Baby food: A great way to easily offer different fruits & veggies to your hedgie. Different foods can be mixed together (a meat with a veggie) to see if it entices hedgie to try (since meat is often a favorite) or to offer a few foods at once. Baby food can be frozen in ice cube trays, then saved in baggies to avoid wasting any. If you keep it in the fridge after opening instead, make sure to throw it away after 3-4 days. You can also make your own baby food by pureeing veggies, fruit, or meat.

Raw/fresh: The easiest option, just give it raw! This is best with fruits or softer veggies - be careful of harder veggies like carrots. Make sure food is cut up into small pieces to avoid choking. Meat shouldn't be given raw unless you've done the necessary research into a raw diet - raw meat has risks such as bacteria and parasites.
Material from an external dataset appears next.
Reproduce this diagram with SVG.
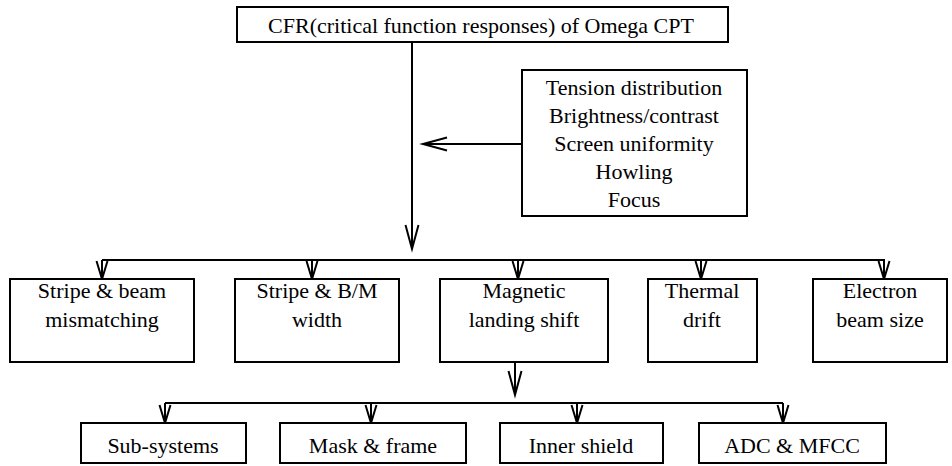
<svg xmlns="http://www.w3.org/2000/svg" width="952" height="466" viewBox="0 0 952 466">
<style>
.box{fill:#fff;stroke:#000;stroke-width:2}
.t{font-size:22px;fill:#000;text-anchor:middle}
.c{fill:none;stroke:#000;stroke-width:2}
</style>
<defs>
<marker id="big" markerUnits="userSpaceOnUse" markerWidth="30" markerHeight="20" refX="0" refY="0" orient="auto" overflow="visible">
<path d="M-24,-6.5 L0,0 L-24,6.5" fill="none" stroke="#000" stroke-width="2"/>
</marker>
<marker id="small" markerUnits="userSpaceOnUse" markerWidth="30" markerHeight="20" refX="0" refY="0" orient="auto" overflow="visible">
<path d="M-18,-5.5 L0,0 L-18,5.5" fill="none" stroke="#000" stroke-width="2"/>
</marker>
</defs>
<rect width="952" height="466" fill="#fff"/>
<g id="connectors">
<line class="c" x1="412" y1="42" x2="412" y2="249" marker-end="url(#big)"/>
<line class="c" x1="522" y1="144" x2="423" y2="144" marker-end="url(#big)"/>
<line class="c" x1="102" y1="260" x2="885" y2="260"/>
<line class="c" x1="102" y1="260" x2="102" y2="279" marker-end="url(#small)"/>
<line class="c" x1="312" y1="260" x2="312" y2="279" marker-end="url(#small)"/>
<line class="c" x1="518" y1="260" x2="518" y2="279" marker-end="url(#small)"/>
<line class="c" x1="701" y1="260" x2="701" y2="279" marker-end="url(#small)"/>
<line class="c" x1="884" y1="260" x2="884" y2="279" marker-end="url(#small)"/>
<line class="c" x1="515" y1="362" x2="515" y2="395" marker-end="url(#big)"/>
<line class="c" x1="165" y1="403" x2="783" y2="403"/>
<line class="c" x1="165" y1="403" x2="165" y2="423" marker-end="url(#small)"/>
<line class="c" x1="371" y1="403" x2="371" y2="423" marker-end="url(#small)"/>
<line class="c" x1="577" y1="403" x2="577" y2="423" marker-end="url(#small)"/>
<line class="c" x1="783" y1="403" x2="783" y2="423" marker-end="url(#small)"/>
</g>
<g font-family="'Liberation Serif', 'Times New Roman', 'DejaVu Serif', serif">
<g id="cfr">
<rect class="box" x="237" y="7" width="491" height="35"/>
<text class="t" x="481" y="33">CFR(critical function responses) of Omega CPT</text>
</g>
<g id="factors">
<rect class="box" x="522" y="70" width="225" height="146"/>
<text class="t" x="634" y="95">Tension distribution</text>
<text class="t" x="634" y="123">Brightness/contrast</text>
<text class="t" x="634" y="151">Screen uniformity</text>
<text class="t" x="634" y="179">Howling</text>
<text class="t" x="634" y="207">Focus</text>
</g>
<g id="stripe-beam">
<rect class="box" x="10" y="279" width="184" height="83"/>
<text class="t" x="102" y="298">Stripe &amp; beam</text>
<text class="t" x="102" y="327">mismatching</text>
</g>
<g id="stripe-bm">
<rect class="box" x="235" y="279" width="164" height="83"/>
<text class="t" x="317" y="298">Stripe &amp; B/M</text>
<text class="t" x="317" y="327">width</text>
</g>
<g id="magnetic">
<rect class="box" x="440" y="279" width="168" height="83"/>
<text class="t" x="524" y="298">Magnetic</text>
<text class="t" x="524" y="327">landing shift</text>
</g>
<g id="thermal">
<rect class="box" x="648" y="279" width="109" height="83"/>
<text class="t" x="702" y="298">Thermal</text>
<text class="t" x="702" y="327">drift</text>
</g>
<g id="electron">
<rect class="box" x="813" y="279" width="134" height="83"/>
<text class="t" x="880" y="298">Electron</text>
<text class="t" x="880" y="327">beam size</text>
</g>
<g id="subsystems">
<rect class="box" x="81" y="423" width="165" height="40"/>
<text class="t" x="163" y="453">Sub-systems</text>
</g>
<g id="mask">
<rect class="box" x="280" y="423" width="186" height="40"/>
<text class="t" x="373" y="453">Mask &amp; frame</text>
</g>
<g id="inner">
<rect class="box" x="500" y="423" width="163" height="40"/>
<text class="t" x="581" y="453">Inner shield</text>
</g>
<g id="adc">
<rect class="box" x="699" y="423" width="187" height="40"/>
<text class="t" x="792" y="453">ADC &amp; MFCC</text>
</g>
</g>
</svg>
Cooked: Veggies can be cooked to make them softer. Steamed is the method that preserves the most nutrients, but they can also be baked or boiled in water. If fried in a pan, make sure to only use a tiny amount of a healthy oil, or no oil. You could cook meat together with veggies in a pan to give veggies a bit of meat flavor to encourage a meat-loving hedgie to try their veggies.

Frozen/canned: Frozen fruits and veggies are a good option if fresh is unavailable or too expensive. Frozen typically has almost as many nutrients intact as fresh food. Fruit/veggies could be thawed and fed, or cooked first. Canned fruit and veggies should be chosen carefully - look for ones with no added sugar or salt.

Chop: If your hedgie is a veggie fan, you could try out the "Chop" concept that is often used for parrots, and made popular by Patricia Sund - http://parrotnation.com/tag/chop-concept/ . This consists of just putting washed/dried (and peeled, if necessary) vegetables through a food processor until they're the desired size. You then mix all of the chopped veggies together & bag. This mix can be easily frozen to last for weeks or months. If your hedgie is hesitant with veggies, but likes meat, you could try mixing meat in with the mix, or mix the veggies into a meat baby food.

Meatballs: Some people have attempted making meatballs for hedgies - http://www.hedgehogcentral.com/forums/12-diet-nutrition/11219-meatballs-ingredients-how.html This could be another good way to get a meat-loving hedgie to try some new veggies. This could also be a good method for a home-cooked diet.


----------